The Hong Kong government is currently working with the Insurance Authority to enable the development of captive insurance, marine insurance and the underwriting of specialty risks in Hong Kong, said Hong Kong's Chief Executive, Ms Carrie Lam, during her opening address at the 2018 Asian Actuarial Conference yesterday morning.
“We are now considering new tax incentives to fast-track these lines of insurance, together with measures to promote the issuance in Hong Kong of such insurance-linked securities as catastrophe bonds. These and other measures are sure to boost Hong Kong's status as an insurance hub and risk-management centre and will surely help us seize the boundless opportunities arising from the Belt and Road Initiative,” she said.

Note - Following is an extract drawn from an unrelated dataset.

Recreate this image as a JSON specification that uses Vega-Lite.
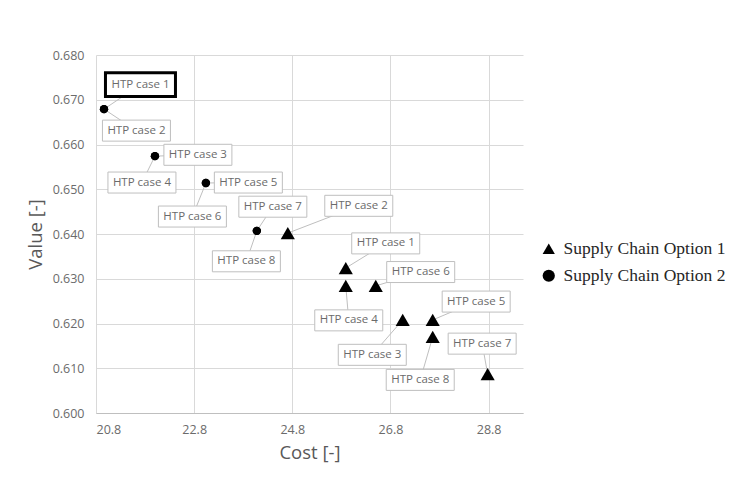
{
  "$schema": "https://vega.github.io/schema/vega-lite/v6.json",
  "autosize": {"type": "none"},
  "padding": {"left": 96, "top": 55, "right": 223, "bottom": 65},
  "width": 427,
  "height": 358,
  "background": "white",
  "config": {
    "view": {"stroke": null},
    "font": "Open Sans",
    "axis": {
      "gridColor": "#d9d9d9",
      "ticks": false,
      "labelColor": "#6b6b6b",
      "labelFontSize": 12.5,
      "labelFont": "Open Sans",
      "titleColor": "#595959",
      "titleFontSize": 18.5,
      "titleFontWeight": "normal",
      "titleFont": "Open Sans"
    }
  },
  "data": {
    "values": [
      {"series": "Supply Chain Option 2", "case": "HTP case 1", "cost": 20.963, "value": 0.6679, "labelCost": 21.706, "labelValue": 0.6734},
      {"series": "Supply Chain Option 2", "case": "HTP case 2", "cost": 20.963, "value": 0.6679, "labelCost": 21.624, "labelValue": 0.6631},
      {"series": "Supply Chain Option 2", "case": "HTP case 3", "cost": 22.001, "value": 0.6574, "labelCost": 22.876, "labelValue": 0.6577},
      {"series": "Supply Chain Option 2", "case": "HTP case 4", "cost": 22.001, "value": 0.6574, "labelCost": 21.736, "labelValue": 0.6515},
      {"series": "Supply Chain Option 2", "case": "HTP case 5", "cost": 23.039, "value": 0.6514, "labelCost": 23.904, "labelValue": 0.6515},
      {"series": "Supply Chain Option 2", "case": "HTP case 6", "cost": 23.039, "value": 0.6514, "labelCost": 22.764, "labelValue": 0.6439},
      {"series": "Supply Chain Option 2", "case": "HTP case 7", "cost": 24.077, "value": 0.6407, "labelCost": 24.403, "labelValue": 0.6461},
      {"series": "Supply Chain Option 2", "case": "HTP case 8", "cost": 24.077, "value": 0.6407, "labelCost": 23.864, "labelValue": 0.6339},
      {"series": "Supply Chain Option 1", "case": "HTP case 2", "cost": 24.708, "value": 0.6402, "labelCost": 26.154, "labelValue": 0.6463},
      {"series": "Supply Chain Option 1", "case": "HTP case 1", "cost": 25.889, "value": 0.6324, "labelCost": 26.703, "labelValue": 0.6379},
      {"series": "Supply Chain Option 1", "case": "HTP case 4", "cost": 25.889, "value": 0.6284, "labelCost": 25.950, "labelValue": 0.6207},
      {"series": "Supply Chain Option 1", "case": "HTP case 6", "cost": 26.500, "value": 0.6284, "labelCost": 27.416, "labelValue": 0.6315},
      {"series": "Supply Chain Option 1", "case": "HTP case 3", "cost": 27.049, "value": 0.6208, "labelCost": 26.429, "labelValue": 0.6130},
      {"series": "Supply Chain Option 1", "case": "HTP case 5", "cost": 27.660, "value": 0.6208, "labelCost": 28.546, "labelValue": 0.6249},
      {"series": "Supply Chain Option 1", "case": "HTP case 8", "cost": 27.660, "value": 0.6170, "labelCost": 27.406, "labelValue": 0.6074},
      {"series": "Supply Chain Option 1", "case": "HTP case 7", "cost": 28.780, "value": 0.6087, "labelCost": 28.668, "labelValue": 0.6155}
    ]
  },
  "layer": [
    {
      "mark": {"type": "rule", "color": "#bfbfbf", "strokeWidth": 1},
      "encoding": {
        "x": {
          "field": "cost", "type": "quantitative",
          "scale": {"domain": [20.8, 29.5], "nice": false, "zero": false},
          "axis": {
            "values": [20.8, 22.8, 24.8, 26.8, 28.8],
            "format": ".1f",
            "title": "Cost [-]",
            "domainColor": "#bfbfbf",
            "labelPadding": 10,
            "titlePadding": 8
          }
        },
        "y": {
          "field": "value", "type": "quantitative",
          "scale": {"domain": [0.6, 0.68], "nice": false, "zero": false},
          "axis": {
            "values": [0.6, 0.61, 0.62, 0.63, 0.64, 0.65, 0.66, 0.67, 0.68],
            "format": ".3f",
            "title": "Value [-]",
            "domain": false,
            "labelPadding": 12,
            "titlePadding": 7
          }
        },
        "x2": {"field": "labelCost"},
        "y2": {"field": "labelValue"}
      }
    },
    {
      "transform": [{"filter": "datum.series == 'Supply Chain Option 1'"}],
      "mark": {"type": "point", "filled": true, "color": "black", "opacity": 1, "size": 200},
      "encoding": {
        "x": {"field": "cost", "type": "quantitative"},
        "y": {"field": "value", "type": "quantitative"},
        "shape": {
          "field": "series", "type": "nominal",
          "scale": {"domain": ["Supply Chain Option 1", "Supply Chain Option 2"], "range": ["triangle-up", "circle"]},
          "legend": {
            "orient": "none",
            "legendX": 444,
            "legendY": 185,
            "title": null,
            "labelFont": "Liberation Serif",
            "labelFontSize": 17.5,
            "labelColor": "#262626",
            "labelLimit": 300,
            "symbolFillColor": "black",
            "symbolStrokeColor": "black",
            "symbolSize": 150,
            "symbolOpacity": 1,
            "rowPadding": 8,
            "labelOffset": 6
          }
        }
      }
    },
    {
      "transform": [{"filter": "datum.series == 'Supply Chain Option 2'"}],
      "mark": {"type": "point", "filled": true, "color": "black", "opacity": 1, "size": 70},
      "encoding": {
        "x": {"field": "cost", "type": "quantitative"},
        "y": {"field": "value", "type": "quantitative"},
        "shape": {"field": "series", "type": "nominal"}
      }
    },
    {
      "mark": {
        "type": "point",
        "shape": "M-1,-0.309L1,-0.309L1,0.309L-1,0.309Z",
        "size": 4624,
        "filled": true,
        "fill": "white",
        "stroke": "#bfbfbf",
        "strokeWidth": 1,
        "opacity": 1
      },
      "encoding": {
        "x": {"field": "labelCost", "type": "quantitative"},
        "y": {"field": "labelValue", "type": "quantitative"}
      }
    },
    {
      "transform": [{"filter": "datum.series == 'Supply Chain Option 2' && datum.case == 'HTP case 1'"}],
      "mark": {
        "type": "point",
        "shape": "M-1,-0.34L1,-0.34L1,0.34L-1,0.34Z",
        "size": 4900,
        "filled": true,
        "fill": "white",
        "stroke": "black",
        "strokeWidth": 3,
        "opacity": 1
      },
      "encoding": {
        "x": {"field": "labelCost", "type": "quantitative"},
        "y": {"field": "labelValue", "type": "quantitative"}
      }
    },
    {
      "mark": {"type": "text", "font": "Open Sans", "fontSize": 11.5, "color": "#6b6b6b", "align": "center", "baseline": "middle"},
      "encoding": {
        "x": {"field": "labelCost", "type": "quantitative"},
        "y": {"field": "labelValue", "type": "quantitative"},
        "text": {"field": "case"}
      }
    }
  ]
}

This is one of many measures taken by the government to enhance the opportunities for insurers in the country. With BRI slated to ease the ability to citizens to work and seek opportunities across the region, the Hong Kong government is also working on ways to allow Hong Kong insurers wider access to the Greater Bay Area in China. Agreements are being sought with the mainland government to allow Hong Kong insurers to set up services there, which aims to help mainland and Hong Kong policyholders working or residing in the area in making claims and accessing other after-sales services, she said.
“At the same time, we are in discussions with the Mainland authorities to enable the distribution of Hong Kong insurance products throughout the Greater Bay Area, and to allow Hong Kong-headquartered life insurers to establish majority-owned entities in the Mainland, thereby expanding both opportunity for the industry and choice for the people.”
Ms Lam also touched on the government’s plans to promote and encourage technology development, especially in the realms of FinTech and InsurTech. Beyond the many opportunities abound for the industry, she also expanded on the risks that are emerging in today’s society, namely longevity risk and cyber-risk, while emphasising the importance of actuaries in understanding, predicting, quantifying and managing these risks.
The Asian Actuarial Conference was held in Hong Kong for the first time in 17 years and is host to almost 700 actuaries and other insurance professionals, despite the stormy weather of Typhoon Mangkhut. The four-day conference will end on September 19.